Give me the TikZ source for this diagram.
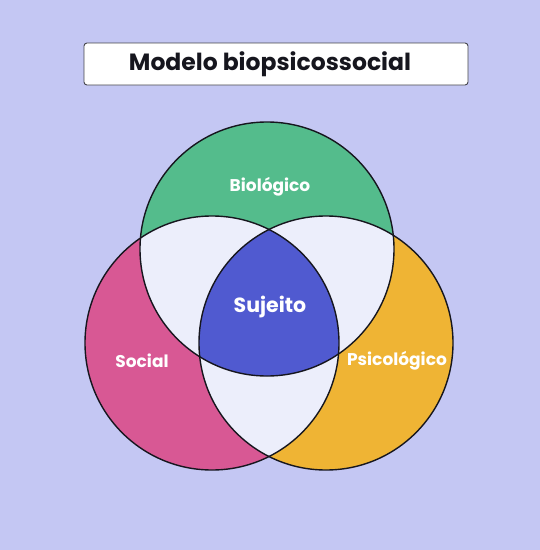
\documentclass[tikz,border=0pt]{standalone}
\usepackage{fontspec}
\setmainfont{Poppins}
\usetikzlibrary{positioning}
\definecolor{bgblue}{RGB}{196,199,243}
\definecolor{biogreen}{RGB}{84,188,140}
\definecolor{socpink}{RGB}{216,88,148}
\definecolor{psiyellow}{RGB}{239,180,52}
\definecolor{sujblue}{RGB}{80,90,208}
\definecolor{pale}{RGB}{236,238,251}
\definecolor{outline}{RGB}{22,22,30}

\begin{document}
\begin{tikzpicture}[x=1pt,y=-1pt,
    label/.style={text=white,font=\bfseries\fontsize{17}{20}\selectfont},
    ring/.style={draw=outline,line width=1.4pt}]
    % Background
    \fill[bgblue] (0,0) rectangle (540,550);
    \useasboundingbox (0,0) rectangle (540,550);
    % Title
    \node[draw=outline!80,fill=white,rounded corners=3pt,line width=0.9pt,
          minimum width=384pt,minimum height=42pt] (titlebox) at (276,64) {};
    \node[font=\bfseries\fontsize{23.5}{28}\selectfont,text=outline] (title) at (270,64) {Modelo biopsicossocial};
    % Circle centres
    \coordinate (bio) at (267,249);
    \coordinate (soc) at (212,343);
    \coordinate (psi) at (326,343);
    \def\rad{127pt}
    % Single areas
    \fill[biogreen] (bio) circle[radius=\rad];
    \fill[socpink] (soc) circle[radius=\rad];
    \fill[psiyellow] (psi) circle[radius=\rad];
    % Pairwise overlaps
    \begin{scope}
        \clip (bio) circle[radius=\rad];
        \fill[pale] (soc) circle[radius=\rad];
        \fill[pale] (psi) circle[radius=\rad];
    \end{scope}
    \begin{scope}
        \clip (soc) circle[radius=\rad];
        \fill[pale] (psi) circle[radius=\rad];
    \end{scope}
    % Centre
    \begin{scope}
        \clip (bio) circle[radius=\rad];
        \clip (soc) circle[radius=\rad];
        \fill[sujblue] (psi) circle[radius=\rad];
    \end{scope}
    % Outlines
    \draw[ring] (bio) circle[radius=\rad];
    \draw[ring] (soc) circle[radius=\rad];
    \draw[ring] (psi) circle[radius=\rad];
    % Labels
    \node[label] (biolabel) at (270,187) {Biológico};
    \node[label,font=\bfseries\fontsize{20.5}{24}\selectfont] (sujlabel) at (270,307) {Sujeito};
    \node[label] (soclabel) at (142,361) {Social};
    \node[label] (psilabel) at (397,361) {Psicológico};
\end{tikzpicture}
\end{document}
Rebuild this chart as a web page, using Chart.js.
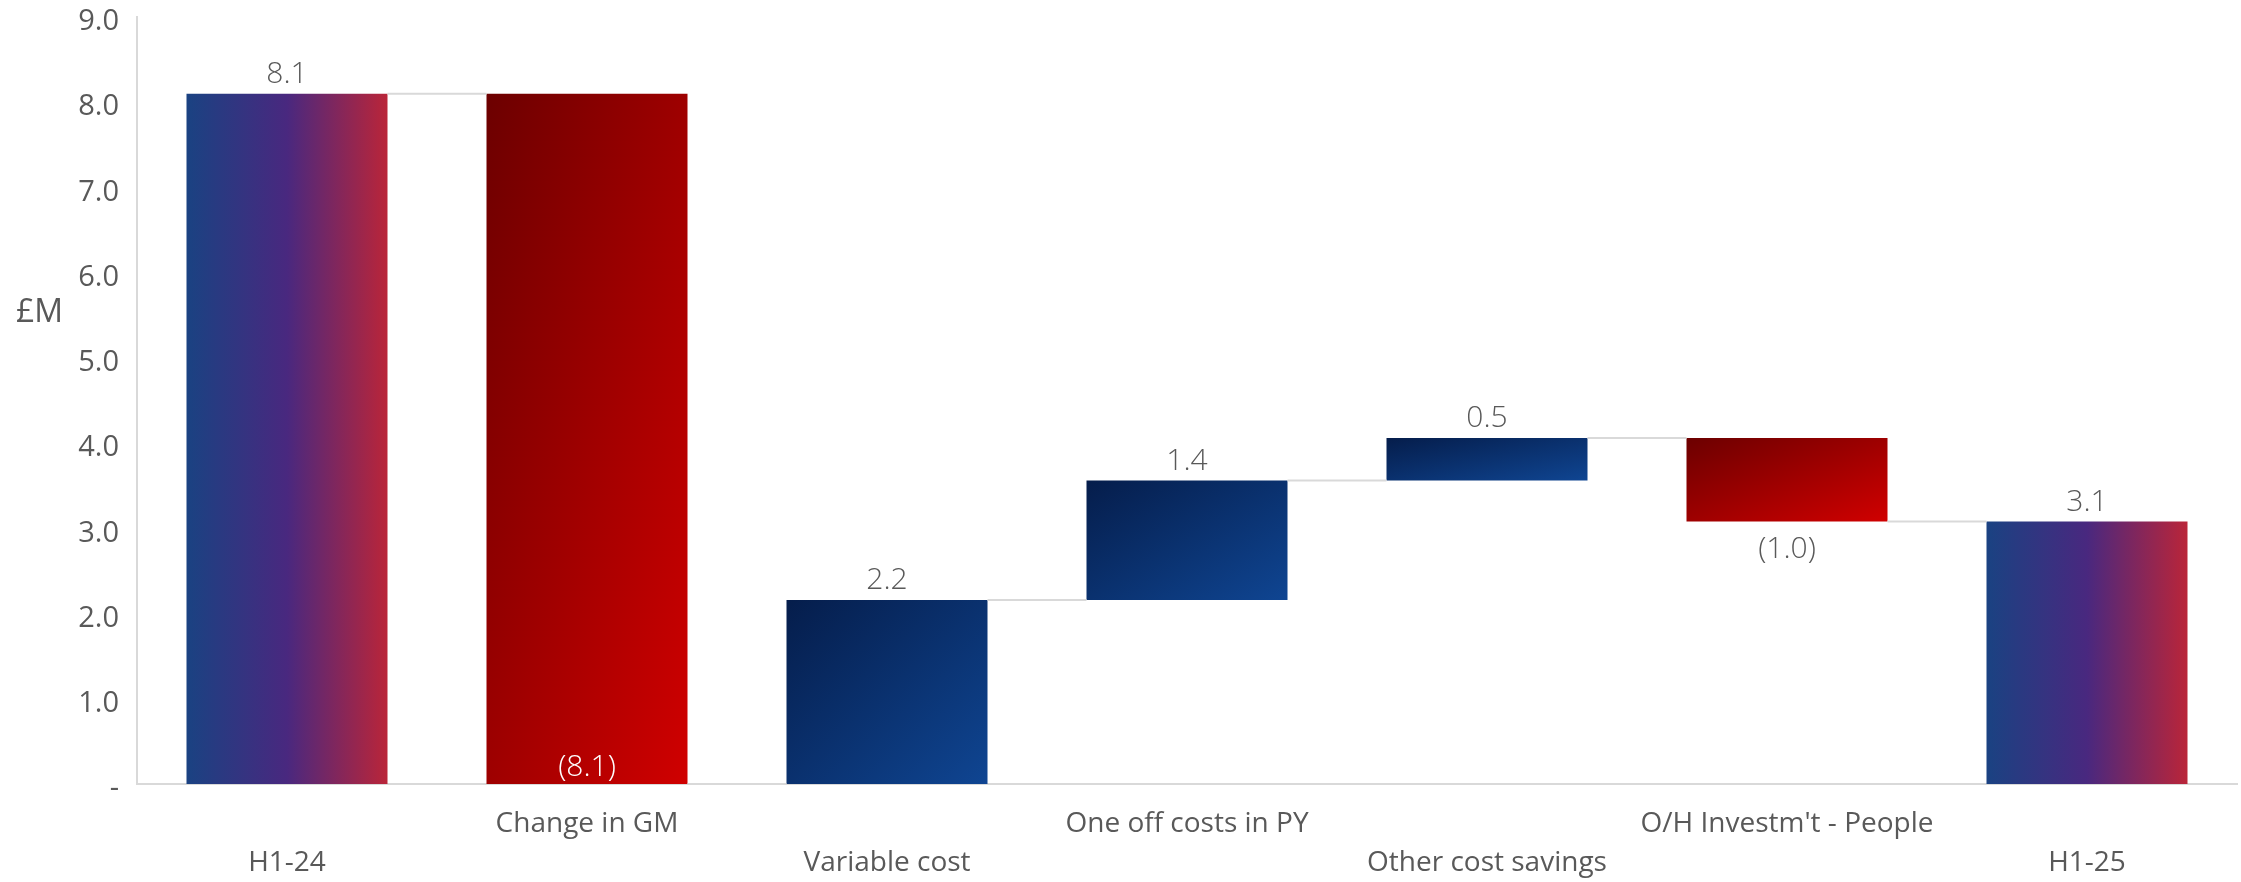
☆ ☆ ☆ ☆
- **Work to be completed**: Retype all of the entries exactly as written, leaving out any images.

- **Exercise result**:
Give me the TikZ source for this diagram.
\documentclass[tikz,border=0pt]{standalone}
\usepackage{fontspec}
\setmainfont{Poppins}
\usetikzlibrary{positioning}
\definecolor{bgblue}{RGB}{196,199,243}
\definecolor{biogreen}{RGB}{84,188,140}
\definecolor{socpink}{RGB}{216,88,148}
\definecolor{psiyellow}{RGB}{239,180,52}
\definecolor{sujblue}{RGB}{80,90,208}
\definecolor{pale}{RGB}{236,238,251}
\definecolor{outline}{RGB}{22,22,30}

\begin{document}
\begin{tikzpicture}[x=1pt,y=-1pt,
    label/.style={text=white,font=\bfseries\fontsize{17}{20}\selectfont},
    ring/.style={draw=outline,line width=1.4pt}]
    % Background
    \fill[bgblue] (0,0) rectangle (540,550);
    \useasboundingbox (0,0) rectangle (540,550);
    % Title
    \node[draw=outline!80,fill=white,rounded corners=3pt,line width=0.9pt,
          minimum width=384pt,minimum height=42pt] (titlebox) at (276,64) {};
    \node[font=\bfseries\fontsize{23.5}{28}\selectfont,text=outline] (title) at (270,64) {Modelo biopsicossocial};
    % Circle centres
    \coordinate (bio) at (267,249);
    \coordinate (soc) at (212,343);
    \coordinate (psi) at (326,343);
    \def\rad{127pt}
    % Single areas
    \fill[biogreen] (bio) circle[radius=\rad];
    \fill[socpink] (soc) circle[radius=\rad];
    \fill[psiyellow] (psi) circle[radius=\rad];
    % Pairwise overlaps
    \begin{scope}
        \clip (bio) circle[radius=\rad];
        \fill[pale] (soc) circle[radius=\rad];
        \fill[pale] (psi) circle[radius=\rad];
    \end{scope}
    \begin{scope}
        \clip (soc) circle[radius=\rad];
        \fill[pale] (psi) circle[radius=\rad];
    \end{scope}
    % Centre
    \begin{scope}
        \clip (bio) circle[radius=\rad];
        \clip (soc) circle[radius=\rad];
        \fill[sujblue] (psi) circle[radius=\rad];
    \end{scope}
    % Outlines
    \draw[ring] (bio) circle[radius=\rad];
    \draw[ring] (soc) circle[radius=\rad];
    \draw[ring] (psi) circle[radius=\rad];
    % Labels
    \node[label] (biolabel) at (270,187) {Biológico};
    \node[label,font=\bfseries\fontsize{20.5}{24}\selectfont] (sujlabel) at (270,307) {Sujeito};
    \node[label] (soclabel) at (142,361) {Social};
    \node[label] (psilabel) at (397,361) {Psicológico};
\end{tikzpicture}
\end{document}
Rebuild this chart as a web page, using Chart.js.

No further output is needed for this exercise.